Sunday, February 23, 2014

Massachusetts Court's Blow for Cell-Phone Privacy

       Can a state court overturn a decision by the U.S. Supreme Court? No, not really, but Massachusetts’ highest court took its best shot last week [Feb. 18] in an important decision giving cell phone users in the Bay State more privacy protections than recognized under Supreme Court precedents. Privacy advocates can hope that the Massachusetts ruling helps prompt the justices to re-interpret past decisions to catch up with the realities of privacy-invasive 21st century technology.
      The 5-2 ruling by the Supreme Judicial Court of Massachusetts in Commonwealth v. Augustine requires police to get a search warrant before getting a cell phone provider to turn over customers’ call records. The court’s majority based the decision not on the Fourth Amendment but on a broader reading of the comparable search provision in Massachusetts’ constitution.
      Massachusetts state police obtained cell phone records of Shabazz Augustine after he came under suspicion in the August 2004 death of his former girlfriend, Juliane Jules. The Federal Stored Communications Act, enacted in 1986 as part of the Electronic Communications Privacy Act, requires an electronic communications provider to turn over a customer’s records to the government if the government obtains a court order for the records.
      The federal law requires only that the government present to a court “specific and articulable facts showing that there are reasonable grounds to believe that the ... records … are relevant and material to an ongoing criminal investigation . . .” That standard is far short of the “probable cause” requirement for search warrants under the Fourth Amendment.
      The cell phone records, obtained after a court order issued under that standard,  showed Augustine’s general locations in the Boston area during the two-week period after Jules’ disappearance. That information, combined with other evidence, was enough to indict him for murder, seven years later. But a trial-level judge excluded the cell-phone evidence because police had failed to obtain a search warrant for the information.
      On appeal, the state relied on a pair of U.S. Supreme Court decisions from the 1970s that allow the government to obtain “business records” from a bank (United States v. Miller, 1976) or an old-style phone company (Smith v. Maryland, 1979).  The Supreme Court reasoned — in a true legal fiction — that the bank or phone company customer had voluntarily turned over the information to a third party and thus that no “search” was involved.
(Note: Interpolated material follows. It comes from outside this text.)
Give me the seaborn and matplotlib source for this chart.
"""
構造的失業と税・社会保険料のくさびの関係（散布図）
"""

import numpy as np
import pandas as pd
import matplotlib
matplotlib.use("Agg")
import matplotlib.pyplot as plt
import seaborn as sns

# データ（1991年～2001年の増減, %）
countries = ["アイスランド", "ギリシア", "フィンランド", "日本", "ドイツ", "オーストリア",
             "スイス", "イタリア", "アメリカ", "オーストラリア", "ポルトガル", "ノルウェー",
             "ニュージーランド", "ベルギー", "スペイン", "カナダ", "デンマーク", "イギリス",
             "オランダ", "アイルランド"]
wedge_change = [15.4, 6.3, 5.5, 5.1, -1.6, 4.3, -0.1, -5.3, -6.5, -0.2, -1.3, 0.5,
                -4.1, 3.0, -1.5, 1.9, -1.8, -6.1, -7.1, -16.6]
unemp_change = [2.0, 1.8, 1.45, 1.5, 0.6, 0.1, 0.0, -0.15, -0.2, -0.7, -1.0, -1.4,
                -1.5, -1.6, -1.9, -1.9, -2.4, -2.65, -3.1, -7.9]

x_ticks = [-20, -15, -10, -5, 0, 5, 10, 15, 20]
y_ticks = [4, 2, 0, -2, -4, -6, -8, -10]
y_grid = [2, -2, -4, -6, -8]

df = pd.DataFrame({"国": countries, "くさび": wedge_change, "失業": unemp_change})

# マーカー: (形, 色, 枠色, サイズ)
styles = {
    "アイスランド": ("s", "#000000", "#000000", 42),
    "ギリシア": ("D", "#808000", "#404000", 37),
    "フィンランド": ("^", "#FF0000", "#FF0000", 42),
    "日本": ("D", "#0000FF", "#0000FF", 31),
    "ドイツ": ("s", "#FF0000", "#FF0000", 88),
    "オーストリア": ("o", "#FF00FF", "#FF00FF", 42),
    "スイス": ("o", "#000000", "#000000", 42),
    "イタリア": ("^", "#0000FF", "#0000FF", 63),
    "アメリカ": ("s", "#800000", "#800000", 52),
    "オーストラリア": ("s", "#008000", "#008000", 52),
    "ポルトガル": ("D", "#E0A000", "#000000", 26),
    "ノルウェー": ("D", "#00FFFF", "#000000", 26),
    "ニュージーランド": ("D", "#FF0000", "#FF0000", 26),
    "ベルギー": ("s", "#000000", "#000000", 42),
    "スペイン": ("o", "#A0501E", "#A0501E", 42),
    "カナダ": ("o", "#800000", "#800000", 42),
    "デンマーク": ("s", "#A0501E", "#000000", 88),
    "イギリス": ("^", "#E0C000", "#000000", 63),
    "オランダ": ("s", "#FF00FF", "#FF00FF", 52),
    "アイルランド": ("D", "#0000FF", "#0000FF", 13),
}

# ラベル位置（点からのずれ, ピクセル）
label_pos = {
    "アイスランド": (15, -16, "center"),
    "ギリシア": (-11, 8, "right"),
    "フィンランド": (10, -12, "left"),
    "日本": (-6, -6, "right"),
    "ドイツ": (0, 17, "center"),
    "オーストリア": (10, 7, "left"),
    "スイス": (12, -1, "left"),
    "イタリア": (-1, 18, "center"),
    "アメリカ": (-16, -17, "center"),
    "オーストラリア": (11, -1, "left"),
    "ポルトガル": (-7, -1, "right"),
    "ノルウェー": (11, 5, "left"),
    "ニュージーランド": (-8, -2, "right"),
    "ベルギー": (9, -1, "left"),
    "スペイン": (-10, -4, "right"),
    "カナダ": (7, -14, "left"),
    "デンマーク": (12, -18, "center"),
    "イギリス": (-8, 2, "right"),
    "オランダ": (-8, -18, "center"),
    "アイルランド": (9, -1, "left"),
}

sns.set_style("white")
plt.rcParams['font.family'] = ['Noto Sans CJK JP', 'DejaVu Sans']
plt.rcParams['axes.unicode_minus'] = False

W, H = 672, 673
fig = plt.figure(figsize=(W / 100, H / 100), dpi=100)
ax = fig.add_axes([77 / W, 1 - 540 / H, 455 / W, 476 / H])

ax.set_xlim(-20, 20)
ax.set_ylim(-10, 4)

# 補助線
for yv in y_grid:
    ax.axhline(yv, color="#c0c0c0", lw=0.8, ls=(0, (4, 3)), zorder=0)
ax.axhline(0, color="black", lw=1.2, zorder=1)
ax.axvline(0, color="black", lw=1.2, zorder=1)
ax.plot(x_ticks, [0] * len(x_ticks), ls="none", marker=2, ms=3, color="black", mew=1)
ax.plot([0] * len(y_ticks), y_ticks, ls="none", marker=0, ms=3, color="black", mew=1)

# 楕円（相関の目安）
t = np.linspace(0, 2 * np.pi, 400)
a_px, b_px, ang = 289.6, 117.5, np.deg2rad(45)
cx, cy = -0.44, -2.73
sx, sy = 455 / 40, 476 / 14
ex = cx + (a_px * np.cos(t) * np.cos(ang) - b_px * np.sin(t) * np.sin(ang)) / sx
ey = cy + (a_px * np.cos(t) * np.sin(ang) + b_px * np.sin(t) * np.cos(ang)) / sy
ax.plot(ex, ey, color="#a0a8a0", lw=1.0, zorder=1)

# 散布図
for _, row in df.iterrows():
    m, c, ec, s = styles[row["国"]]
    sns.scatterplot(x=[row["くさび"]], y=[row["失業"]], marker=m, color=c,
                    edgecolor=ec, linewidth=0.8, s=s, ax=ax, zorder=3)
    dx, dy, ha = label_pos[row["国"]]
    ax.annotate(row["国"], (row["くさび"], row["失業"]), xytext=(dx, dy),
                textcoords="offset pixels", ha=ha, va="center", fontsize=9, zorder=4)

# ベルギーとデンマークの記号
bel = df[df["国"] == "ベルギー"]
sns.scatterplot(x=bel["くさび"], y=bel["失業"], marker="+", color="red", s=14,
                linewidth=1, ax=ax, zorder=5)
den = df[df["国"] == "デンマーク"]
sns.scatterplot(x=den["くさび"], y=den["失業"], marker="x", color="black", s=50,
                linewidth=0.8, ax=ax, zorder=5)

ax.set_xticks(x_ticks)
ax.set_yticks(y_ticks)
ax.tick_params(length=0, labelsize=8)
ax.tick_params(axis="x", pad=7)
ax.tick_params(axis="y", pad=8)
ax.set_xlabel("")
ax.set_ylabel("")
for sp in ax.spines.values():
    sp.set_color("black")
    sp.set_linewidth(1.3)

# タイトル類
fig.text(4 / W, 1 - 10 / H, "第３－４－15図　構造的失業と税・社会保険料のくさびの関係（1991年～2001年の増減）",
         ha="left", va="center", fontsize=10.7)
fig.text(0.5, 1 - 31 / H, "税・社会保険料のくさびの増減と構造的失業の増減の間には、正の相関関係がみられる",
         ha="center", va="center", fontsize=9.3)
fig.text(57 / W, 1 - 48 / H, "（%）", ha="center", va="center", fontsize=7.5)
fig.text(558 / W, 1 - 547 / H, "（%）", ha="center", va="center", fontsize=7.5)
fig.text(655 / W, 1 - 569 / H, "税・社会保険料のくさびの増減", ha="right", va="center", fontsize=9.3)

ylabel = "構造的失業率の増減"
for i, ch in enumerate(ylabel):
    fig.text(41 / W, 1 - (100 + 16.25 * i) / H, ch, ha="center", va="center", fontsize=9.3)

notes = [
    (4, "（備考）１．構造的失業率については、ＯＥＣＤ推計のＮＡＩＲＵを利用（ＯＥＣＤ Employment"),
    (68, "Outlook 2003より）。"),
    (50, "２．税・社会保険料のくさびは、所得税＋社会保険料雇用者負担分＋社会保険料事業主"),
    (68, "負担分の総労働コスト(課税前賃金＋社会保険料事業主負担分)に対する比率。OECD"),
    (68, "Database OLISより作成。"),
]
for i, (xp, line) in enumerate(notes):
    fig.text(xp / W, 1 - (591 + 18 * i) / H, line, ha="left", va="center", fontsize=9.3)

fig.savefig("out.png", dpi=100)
      In Smith, Maryland police used a pen register — a mechanical device that records the numbers called from a specific phone — to link the defendant to drug-dealing. On the surface, Smith seems to be a controlling precedent. Indeed, as the Massachusetts court conceded, a majority of the federal courts to rule on the issue have relied on Smith in concluding that police can obtain cell-phone records without meeting the Fourth Amendment standard for searches.
      The majority of the Massachusetts court, however, found “an enormous difference” between the call logs for a land-line phone and those for a mobile cell phone. A call log for a land line “may indicate whether the subscriber is at home, but no more,” Justice Margot Bostsford wrote for the majority. But for a cellular telephone user, records showing cell site locations “may yield a treasure trove of very detailed and extensive information about the individual’s ‘comings and goings’ in both public and private places.”
       Botsford acknowledged that Supreme Court precedents allow the government to track individuals in public areas. But cell-phone technology, she continued, shows a caller’s location whether in a public or private location. “We cannot ignore,” she concluded, “the probability that, as [cell site location information] becomes more precise, cellular telephone users will be tracked in constitutionally protected areas.”
      The ruling allows the state to go back to court to try to show that it had adequate information to obtain a search warrant in the first place. But the dissenting justices warned that the decision “will significantly diminish the ability of law enforcement to solve and to prove crimes, which so often depends on proving the whereabouts of a suspect at the time of the crime through his or her cellular telephone location.”
      By grounding its decision on the state constitution, the Massachusetts court insulated it from reversal by the U.S. Supreme Court. But this issue will reach The Nine eventually.
      The justices were attentive to privacy issues in their first brush with 21st-century tracking technology two years ago. All nine justices agreed in United States v. Jones (2012) that tracking a motorist with a global positioning system (GPS) attached to his vehicle amounts to a search, subject to Fourth Amendment requirements. But they significantly divided into two camps for their reasoning.
      The majority, led by Justice Antonin Scalia, viewed the installation of the GPS device as a trespass, amounting to a search. But four other justices — three liberals plus conservative Samuel A. Alito Jr. — analyzed the case instead in terms of an individual’s reasonable expectation of privacy. The month-long tracking of the defendant in the case, Alito concluded, went too far.
      As the division on the Massachusetts court indicates, the different approaches could yield a different result regarding cell phone records. A cramped view of the old third-party doctrine — no search — favors the government. In the 21st century, however, modern technology allows the government to go too far unless privacy doctrine is itself updated to the present day.